Check every line below for the string "React", and copy the lines that contain it.
## BEGIN DATA PROVIDED
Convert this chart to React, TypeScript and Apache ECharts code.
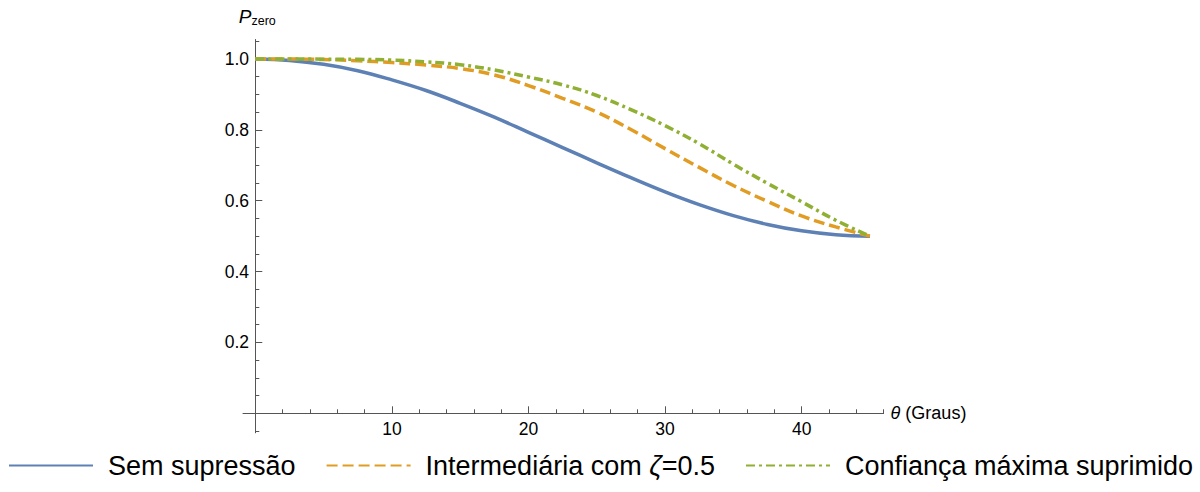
import React, { useEffect, useRef } from 'react';
import * as echarts from 'echarts';

const thetaDeg = [0, 2.5, 5, 7.5, 10, 12.5, 15, 17.5, 20, 22.5, 25, 27.5, 30, 32.5, 35, 37.5, 40, 42.5, 45];
const semSupressao = [1.0, 0.996, 0.985, 0.967, 0.941, 0.911, 0.875, 0.836, 0.793, 0.75, 0.707, 0.665, 0.625, 0.589, 0.558, 0.533, 0.515, 0.504, 0.5];
const intermediaria = [1.0, 0.9998, 0.9985, 0.995, 0.99, 0.983, 0.973, 0.955, 0.925, 0.889, 0.85, 0.801, 0.747, 0.694, 0.643, 0.598, 0.557, 0.526, 0.5];
const confiancaMaxima = [1.0, 1.0, 0.9995, 0.999, 0.997, 0.992, 0.984, 0.969, 0.949, 0.927, 0.897, 0.857, 0.812, 0.761, 0.703, 0.649, 0.597, 0.545, 0.5];

const seriesNames = ['Sem supressão', 'Intermediária com ζ=0.5', 'Confiança máxima suprimido'];
const xMajorTicks = [10, 20, 30, 40];
const xMinorTicks = [2, 4, 6, 8, 12, 14, 16, 18, 22, 24, 26, 28, 32, 34, 36, 38, 42, 44, 46];
const yMajorTicks = [0.2, 0.4, 0.6, 0.8, 1.0];
const yMinorTicks = [-0.05, 0.05, 0.1, 0.15, 0.25, 0.3, 0.35, 0.45, 0.5, 0.55, 0.65, 0.7, 0.75, 0.85, 0.9, 0.95, 1.05];

const FONT = '"Liberation Sans", Arial, sans-serif';
const AXIS_COLOR = '#555555';
const X_MIN = -0.9;
const X_MAX = 46;
const Y_MIN = -0.055;
const Y_MAX = 1.055;

const pairs = (ys: number[]) => thetaDeg.map((t, i) => [t, ys[i]]);

export default function App() {
  const ref = useRef<HTMLDivElement>(null);

  useEffect(() => {
    if (!ref.current) return;
    const chart = echarts.init(ref.current, null, { renderer: 'svg' });
    const gridBox = { left: 243, top: 39.5, width: 640.6, height: 393.3, outerBoundsMode: 'none' };
    const option: any = {
      animation: false,
      backgroundColor: '#ffffff',
      grid: [gridBox, { ...gridBox }],
      xAxis: [
        {
          type: 'value', gridIndex: 0, min: X_MIN, max: X_MAX,
          axisLine: { show: true, onZero: true, lineStyle: { color: AXIS_COLOR, width: 1 } },
          axisTick: { show: true, inside: true, length: 7, customValues: xMajorTicks, lineStyle: { color: AXIS_COLOR, width: 1 } },
          axisLabel: { show: true, customValues: xMajorTicks, margin: -12.8, color: '#000', fontSize: 17.5, fontFamily: FONT },
          splitLine: { show: false },
          name: '{i|θ} {n|(Graus)}',
          nameLocation: 'end',
          nameGap: 7,
          nameTextStyle: {
            color: '#000', fontSize: 18, fontFamily: FONT,
            rich: {
              i: { fontStyle: 'italic', fontSize: 18, fontFamily: FONT, color: '#000' },
              n: { fontSize: 18, fontFamily: FONT, color: '#000' },
            },
          },
        },
        {
          type: 'value', gridIndex: 1, min: X_MIN, max: X_MAX,
          axisLine: { show: false, onZero: true },
          axisTick: { show: true, inside: true, length: 4, customValues: xMinorTicks, lineStyle: { color: AXIS_COLOR, width: 1 } },
          axisLabel: { show: false },
          splitLine: { show: false },
        },
      ],
      yAxis: [
        {
          type: 'value', gridIndex: 0, min: Y_MIN, max: Y_MAX,
          axisLine: { show: true, onZero: true, lineStyle: { color: AXIS_COLOR, width: 1 } },
          axisTick: { show: true, inside: true, length: 7, customValues: yMajorTicks, lineStyle: { color: AXIS_COLOR, width: 1 } },
          axisLabel: {
            show: true, customValues: yMajorTicks, margin: -6, color: '#000', fontSize: 17.5, fontFamily: FONT,
            formatter: (v: number) => v.toFixed(1),
          },
          splitLine: { show: false },
          name: '{p|P}{s|zero}',
          nameLocation: 'end',
          nameGap: 12,
          nameTextStyle: {
            color: '#000', fontFamily: FONT, align: 'center', padding: [0, 0, 0, 4],
            rich: {
              p: { fontStyle: 'italic', fontSize: 19, fontFamily: FONT, color: '#000', verticalAlign: 'bottom', padding: [0, 0, 2, 0] },
              s: { fontSize: 12.5, fontFamily: FONT, color: '#000', verticalAlign: 'bottom' },
            },
          },
        },
        {
          type: 'value', gridIndex: 1, min: Y_MIN, max: Y_MAX,
          axisLine: { show: false, onZero: true },
          axisTick: { show: true, inside: true, length: 4, customValues: yMinorTicks, lineStyle: { color: AXIS_COLOR, width: 1 } },
          axisLabel: { show: false },
          splitLine: { show: false },
        },
      ],
      legend: {
        show: true,
        left: 8,
        top: 452,
        width: 1192,
        padding: 0,
        itemWidth: 84,
        itemHeight: 30,
        itemGap: 30,
        data: seriesNames,
        itemStyle: { opacity: 0 },
        formatter: (name: string) => {
          if (name.indexOf('ζ') >= 0) {
            const [a, b] = name.split('ζ');
            return `{n|${a}}{i|ζ}{n|${b}}`;
          }
          return `{n|${name}}`;
        },
        textStyle: {
          color: '#000', fontSize: 27, fontFamily: FONT, padding: [0, 0, 0, 10],
          rich: {
            n: { fontSize: 27, fontFamily: FONT, color: '#000' },
            i: { fontSize: 27, fontFamily: FONT, color: '#000', fontStyle: 'italic' },
          },
        },
      },
      series: [
        {
          name: seriesNames[0], type: 'line', xAxisIndex: 0, yAxisIndex: 0,
          data: pairs(semSupressao), smooth: 0.4, symbol: 'none',
          lineStyle: { color: '#5E81B5', width: 3.5, type: 'solid' },
          itemStyle: { color: '#5E81B5' }, z: 3,
        },
        {
          name: seriesNames[1], type: 'line', xAxisIndex: 0, yAxisIndex: 0,
          data: pairs(intermediaria), smooth: 0.4, symbol: 'none',
          lineStyle: { color: '#E19C24', width: 3.5, type: [11, 5], cap: 'butt' },
          itemStyle: { color: '#E19C24' }, z: 4,
        },
        {
          name: seriesNames[2], type: 'line', xAxisIndex: 0, yAxisIndex: 0,
          data: pairs(confiancaMaxima), smooth: 0.4, symbol: 'none',
          lineStyle: { color: '#8FB032', width: 3.5, type: [9, 4, 3, 4], cap: 'butt' },
          itemStyle: { color: '#8FB032' }, z: 5,
        },
      ],
    };
    chart.setOption(option);
    return () => chart.dispose();
  }, []);

  return (
    <div
      ref={ref}
      style={{ position: 'fixed', left: 0, top: 0, width: 1200, height: 492, background: '#fff' }}
    />
  );
}
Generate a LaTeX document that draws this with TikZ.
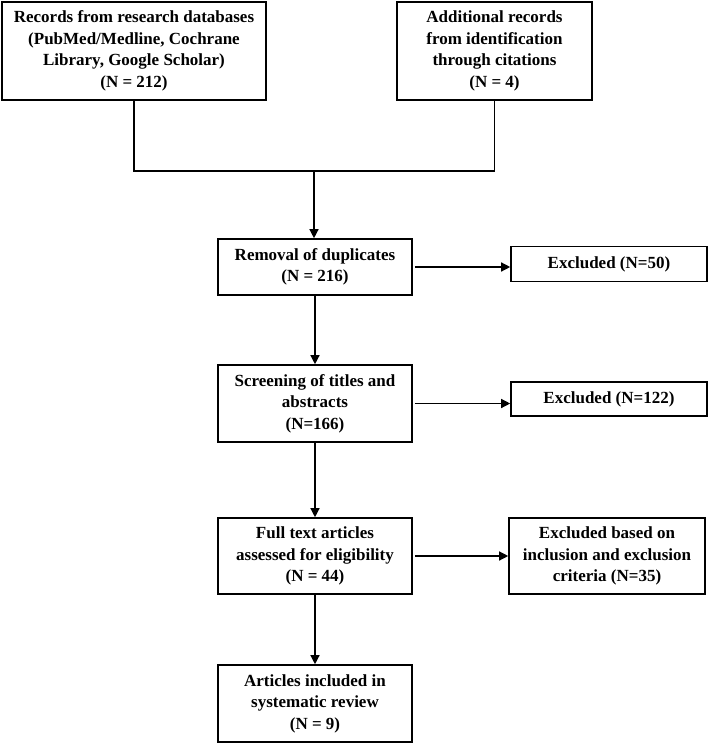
\documentclass[tikz,border=0pt]{standalone}
\usepackage{fontspec}
\setmainfont{Liberation Serif}
\usetikzlibrary{arrows.meta}

\begin{document}
\begin{tikzpicture}[x=1pt,y=-1pt,
    box/.style={draw,line width=1.6pt,align=center,inner sep=0pt,
      font=\fontsize{17}{21.5}\selectfont\bfseries},
    arr/.style={-{Triangle[length=9pt,width=9pt]},line width=1.3pt}]
      \useasboundingbox (0,0) rectangle (709,746);
      \node[box,minimum width=264,minimum height=98] at (134,51) (recdb)
        {Records from research databases \\ (PubMed/Medline, Cochrane \\ Library, Google Scholar) \\ (N = 212)};
      \node[box,minimum width=195,minimum height=98] at (494.5,51) (reccit)
        {Additional records \\ from identification \\ through citations \\ (N = 4)};
      \coordinate (join) at (314,171);
      \node[box,minimum width=194,minimum height=56] at (315,267) (dupl)
        {Removal of duplicates \\ (N = 216)};
      \node[box,minimum width=196,minimum height=35] at (609,264) (excla) {Excluded (N=50)};
      \node[box,minimum width=194,minimum height=77] at (315,403.5) (screen)
        {Screening of titles and \\ abstracts \\ (N=166)};
      \node[box,minimum width=196,minimum height=34] at (609,399) (exclb) {Excluded (N=122)};
      \node[box,minimum width=194,minimum height=76] at (315,556) (full)
        {Full text articles \\ assessed for eligibility \\ (N = 44)};
      \node[box,minimum width=196,minimum height=76] at (607,556) (exclc)
        {Excluded based on \\ inclusion and exclusion \\ criteria (N=35)};
      \node[box,minimum width=194,minimum height=77] at (315,703.5) (incl)
        {Articles included in \\ systematic review \\ (N = 9)};
%      sources merge
      \draw[line width=1.3pt] (recdb.south) |- (join) -| (reccit.south);
      \draw[arr] (join) -- (dupl.north -| join);
      \draw[arr] ([xshift=2pt]dupl.east) -- (dupl.east -| excla.west);
      \draw[arr] (dupl) -- (screen);
      \draw[arr] ([xshift=2pt]screen.east) -- (screen.east -| exclb.west);
      \draw[arr] (screen) -- (full);
      \draw[arr] ([xshift=2pt]full.east) -- (exclc);
      \draw[arr] (full) -- (incl);
   \end{tikzpicture}
\end{document}
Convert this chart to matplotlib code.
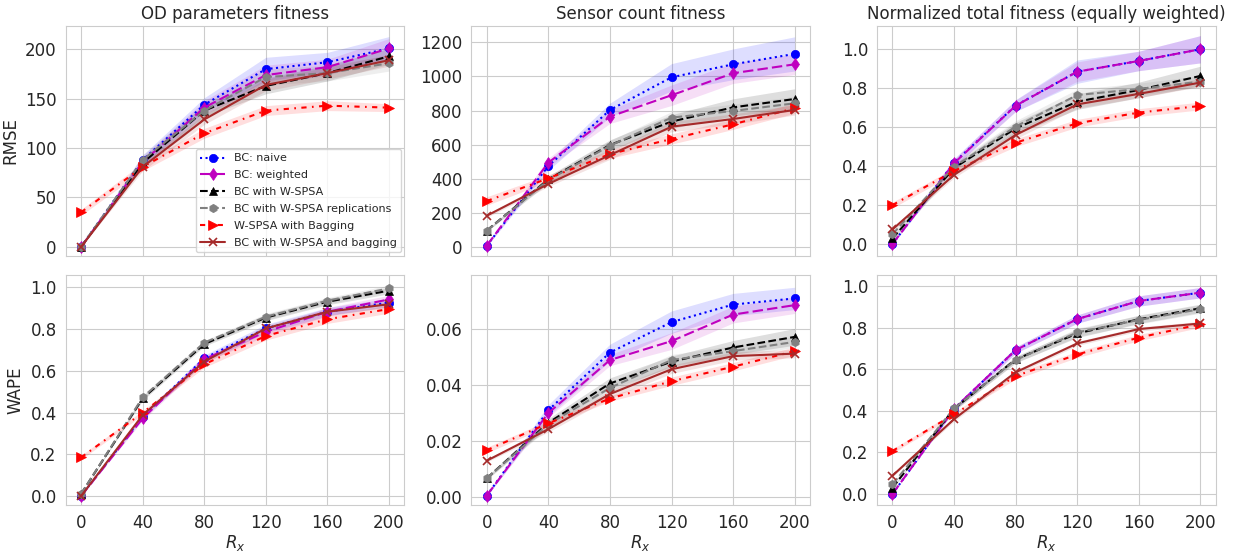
import matplotlib
matplotlib.use("Agg")
import matplotlib.pyplot as plt
import seaborn as sns
import numpy as np

sns.set_style("whitegrid")
plt.rcParams['font.family'] = ['DejaVu Sans']

x_vals = [0, 40, 80, 120, 160, 200]
x_ticks = [0, 40, 80, 120, 160, 200]

series_labels = ["BC: naive", "BC: weighted", "BC with W-SPSA",
                 "BC with W-SPSA replications", "W-SPSA with Bagging",
                 "BC with W-SPSA and bagging"]

col_titles = ["OD parameters fitness", "Sensor count fitness",
              "Normalized total fitness (equally weighted)"]
row_labels = ["RMSE", "WAPE"]

# ---- RMSE, OD parameters ----
rmse_od_naive = [0, 88, 144, 180, 187, 201]
rmse_od_weighted = [0, 86, 141, 174, 182, 201]
rmse_od_wspsa = [0, 85, 138, 163, 176, 193]
rmse_od_repl = [0, 88, 138, 172, 176, 186]
rmse_od_bag = [35, 81, 115, 138, 143, 141]
rmse_od_bcbag = [0, 81, 129, 164, 176, 189]
rmse_od_naive_sd = [0, 5, 7, 12, 10, 12]
rmse_od_weighted_sd = [0, 5, 7, 10, 8, 10]
rmse_od_wspsa_sd = [0, 5, 6, 8, 8, 8]
rmse_od_repl_sd = [0, 5, 7, 8, 8, 8]
rmse_od_bag_sd = [3, 4, 5, 5, 5, 4]
rmse_od_bcbag_sd = [0, 4, 5, 6, 6, 6]

# ---- RMSE, sensor counts ----
rmse_sc_naive = [10, 476, 804, 995, 1071, 1132]
rmse_sc_weighted = [10, 496, 765, 890, 1019, 1071]
rmse_sc_wspsa = [98, 398, 599, 736, 819, 868]
rmse_sc_repl = [98, 394, 595, 759, 798, 843]
rmse_sc_bag = [271, 404, 546, 634, 720, 814]
rmse_sc_bcbag = [185, 371, 540, 706, 751, 804]
rmse_sc_naive_sd = [5, 25, 40, 80, 90, 100]
rmse_sc_weighted_sd = [5, 25, 40, 60, 60, 60]
rmse_sc_wspsa_sd = [5, 20, 30, 40, 50, 60]
rmse_sc_repl_sd = [5, 20, 30, 35, 40, 40]
rmse_sc_bag_sd = [25, 20, 25, 30, 30, 30]
rmse_sc_bcbag_sd = [10, 15, 25, 30, 30, 30]

# ---- RMSE, normalized total ----
rmse_nt_naive = [0.0, 0.418, 0.711, 0.885, 0.940, 1.0]
rmse_nt_weighted = [0.0, 0.415, 0.710, 0.885, 0.940, 1.0]
rmse_nt_wspsa = [0.029, 0.39, 0.594, 0.731, 0.791, 0.863]
rmse_nt_repl = [0.05, 0.397, 0.603, 0.765, 0.796, 0.834]
rmse_nt_bag = [0.20, 0.375, 0.52, 0.62, 0.675, 0.709]
rmse_nt_bcbag = [0.075, 0.355, 0.56, 0.717, 0.771, 0.829]
rmse_nt_naive_sd = [0, 0.02, 0.03, 0.06, 0.05, 0.07]
rmse_nt_weighted_sd = [0, 0.02, 0.03, 0.05, 0.05, 0.07]
rmse_nt_wspsa_sd = [0.01, 0.02, 0.03, 0.04, 0.04, 0.05]
rmse_nt_repl_sd = [0.01, 0.02, 0.03, 0.03, 0.03, 0.03]
rmse_nt_bag_sd = [0.015, 0.015, 0.02, 0.02, 0.02, 0.02]
rmse_nt_bcbag_sd = [0.01, 0.015, 0.02, 0.02, 0.02, 0.02]

# ---- WAPE, OD parameters ----
wape_od_naive = [0.0, 0.38, 0.66, 0.803, 0.883, 0.927]
wape_od_weighted = [0.0, 0.372, 0.655, 0.787, 0.883, 0.942]
wape_od_wspsa = [0.01, 0.468, 0.728, 0.855, 0.931, 0.984]
wape_od_repl = [0.01, 0.473, 0.735, 0.859, 0.936, 0.995]
wape_od_bag = [0.185, 0.399, 0.631, 0.767, 0.847, 0.896]
wape_od_bcbag = [0.0, 0.388, 0.644, 0.803, 0.883, 0.919]
wape_od_naive_sd = [0, 0.01, 0.015, 0.02, 0.02, 0.02]
wape_od_weighted_sd = [0, 0.01, 0.015, 0.02, 0.02, 0.02]
wape_od_wspsa_sd = [0, 0.01, 0.01, 0.015, 0.015, 0.015]
wape_od_repl_sd = [0, 0.01, 0.01, 0.015, 0.015, 0.015]
wape_od_bag_sd = [0.01, 0.01, 0.015, 0.02, 0.02, 0.02]
wape_od_bcbag_sd = [0, 0.01, 0.01, 0.015, 0.015, 0.015]

# ---- WAPE, sensor counts ----
wape_sc_naive = [0.0004, 0.031, 0.0517, 0.0626, 0.0689, 0.0711]
wape_sc_weighted = [0.0004, 0.030, 0.049, 0.0558, 0.0653, 0.0687]
wape_sc_wspsa = [0.0066, 0.0265, 0.0406, 0.0484, 0.0535, 0.0573]
wape_sc_repl = [0.0066, 0.026, 0.039, 0.049, 0.0522, 0.0555]
wape_sc_bag = [0.0167, 0.0263, 0.0352, 0.0414, 0.0466, 0.0522]
wape_sc_bcbag = [0.0129, 0.0242, 0.0368, 0.0457, 0.0504, 0.0513]
wape_sc_naive_sd = [0.0003, 0.002, 0.003, 0.004, 0.004, 0.004]
wape_sc_weighted_sd = [0.0003, 0.0015, 0.002, 0.003, 0.003, 0.003]
wape_sc_wspsa_sd = [0.0005, 0.0015, 0.002, 0.002, 0.0025, 0.003]
wape_sc_repl_sd = [0.0005, 0.0015, 0.002, 0.002, 0.002, 0.002]
wape_sc_bag_sd = [0.001, 0.001, 0.001, 0.0015, 0.0015, 0.0015]
wape_sc_bcbag_sd = [0.0005, 0.001, 0.0015, 0.0015, 0.0015, 0.0015]

# ---- WAPE, normalized total ----
wape_nt_naive = [0.0, 0.41, 0.692, 0.841, 0.928, 0.968]
wape_nt_weighted = [0.0, 0.41, 0.692, 0.841, 0.928, 0.968]
wape_nt_wspsa = [0.03, 0.41, 0.647, 0.772, 0.84, 0.893]
wape_nt_repl = [0.046, 0.412, 0.644, 0.777, 0.837, 0.889]
wape_nt_bag = [0.207, 0.383, 0.567, 0.671, 0.752, 0.816]
wape_nt_bcbag = [0.088, 0.36, 0.585, 0.724, 0.793, 0.82]
wape_nt_naive_sd = [0, 0.01, 0.015, 0.02, 0.025, 0.025]
wape_nt_weighted_sd = [0, 0.01, 0.015, 0.02, 0.025, 0.025]
wape_nt_wspsa_sd = [0.005, 0.01, 0.015, 0.02, 0.02, 0.02]
wape_nt_repl_sd = [0.005, 0.01, 0.015, 0.02, 0.02, 0.02]
wape_nt_bag_sd = [0.01, 0.01, 0.015, 0.015, 0.015, 0.015]
wape_nt_bcbag_sd = [0.005, 0.01, 0.01, 0.01, 0.01, 0.01]

panels = [
    [
        ([rmse_od_naive, rmse_od_weighted, rmse_od_wspsa, rmse_od_repl, rmse_od_bag, rmse_od_bcbag],
         [rmse_od_naive_sd, rmse_od_weighted_sd, rmse_od_wspsa_sd, rmse_od_repl_sd, rmse_od_bag_sd, rmse_od_bcbag_sd]),
        ([rmse_sc_naive, rmse_sc_weighted, rmse_sc_wspsa, rmse_sc_repl, rmse_sc_bag, rmse_sc_bcbag],
         [rmse_sc_naive_sd, rmse_sc_weighted_sd, rmse_sc_wspsa_sd, rmse_sc_repl_sd, rmse_sc_bag_sd, rmse_sc_bcbag_sd]),
        ([rmse_nt_naive, rmse_nt_weighted, rmse_nt_wspsa, rmse_nt_repl, rmse_nt_bag, rmse_nt_bcbag],
         [rmse_nt_naive_sd, rmse_nt_weighted_sd, rmse_nt_wspsa_sd, rmse_nt_repl_sd, rmse_nt_bag_sd, rmse_nt_bcbag_sd]),
    ],
    [
        ([wape_od_naive, wape_od_weighted, wape_od_wspsa, wape_od_repl, wape_od_bag, wape_od_bcbag],
         [wape_od_naive_sd, wape_od_weighted_sd, wape_od_wspsa_sd, wape_od_repl_sd, wape_od_bag_sd, wape_od_bcbag_sd]),
        ([wape_sc_naive, wape_sc_weighted, wape_sc_wspsa, wape_sc_repl, wape_sc_bag, wape_sc_bcbag],
         [wape_sc_naive_sd, wape_sc_weighted_sd, wape_sc_wspsa_sd, wape_sc_repl_sd, wape_sc_bag_sd, wape_sc_bcbag_sd]),
        ([wape_nt_naive, wape_nt_weighted, wape_nt_wspsa, wape_nt_repl, wape_nt_bag, wape_nt_bcbag],
         [wape_nt_naive_sd, wape_nt_weighted_sd, wape_nt_wspsa_sd, wape_nt_repl_sd, wape_nt_bag_sd, wape_nt_bcbag_sd]),
    ],
]

ylims = [[(-9, 224), (-49, 1297), (-0.06, 1.121)],
         [(-0.043, 1.059), (-0.003, 0.0795), (-0.053, 1.053)]]
yticks = [[[0, 50, 100, 150, 200], [0, 200, 400, 600, 800, 1000, 1200], [0.0, 0.2, 0.4, 0.6, 0.8, 1.0]],
          [[0.0, 0.2, 0.4, 0.6, 0.8, 1.0], [0.00, 0.02, 0.04, 0.06], [0.0, 0.2, 0.4, 0.6, 0.8, 1.0]]]
yfmt = [["{:.0f}", "{:.0f}", "{:.1f}"], ["{:.1f}", "{:.2f}", "{:.1f}"]]

colors = ["blue", "m", "black", "gray", "red", "brown"]
markers = ["o", "d", "^", "h", ">", "x"]
styles = [dict(linestyle=":"), dict(dashes=(5, 2)), dict(linestyle="--"),
          dict(linestyle="--"), dict(dashes=(2.5, 2.6, 0.8, 2.6)), dict(linestyle="-")]
msizes = [6, 6, 6, 6, 7, 6]

fig, axes = plt.subplots(2, 3, figsize=(12.35, 5.53), dpi=100)
fig.subplots_adjust(left=0.0532, right=0.9844, top=0.9535, bottom=0.0868,
                    wspace=0.198, hspace=0.084)

for r in range(2):
    for c in range(3):
        ax = axes[r][c]
        means, sds = panels[r][c]
        for i in range(6):
            m = np.array(means[i]); s = np.array(sds[i])
            ax.fill_between(x_vals, m - s, m + s, color=colors[i], alpha=0.13, linewidth=0)
        for i in range(6):
            ax.plot(x_vals, means[i], color=colors[i], marker=markers[i],
                    markersize=msizes[i], linewidth=1.5, label=series_labels[i],
                    markeredgewidth=1.2 if markers[i] == "x" else 0.5, **styles[i])
        ax.set_xticks(x_ticks)
        ax.set_ylim(*ylims[r][c])
        ax.set_yticks(yticks[r][c])
        ax.set_yticklabels([yfmt[r][c].format(v) for v in yticks[r][c]])
        ax.tick_params(labelsize=12, colors=".15", pad=3)
        if r == 0:
            ax.set_title(col_titles[c], fontsize=12, color=".15", pad=5)
            ax.tick_params(labelbottom=False)
        else:
            ax.set_xlabel("$R_x$", fontsize=12, color=".15", labelpad=1)
        if c == 0:
            ax.set_ylabel(row_labels[r], fontsize=12, color=".15")

axes[0][0].legend(loc="lower right", fontsize=8, borderaxespad=0.3,
                  handlelength=2.2, labelspacing=0.62, framealpha=0.8)

fig.savefig("out.png", dpi=100)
## END DATA PROVIDED
- _SOLVED EXERCISE_:
Convert this chart to React, TypeScript and Apache ECharts code.
import React, { useEffect, useRef } from 'react';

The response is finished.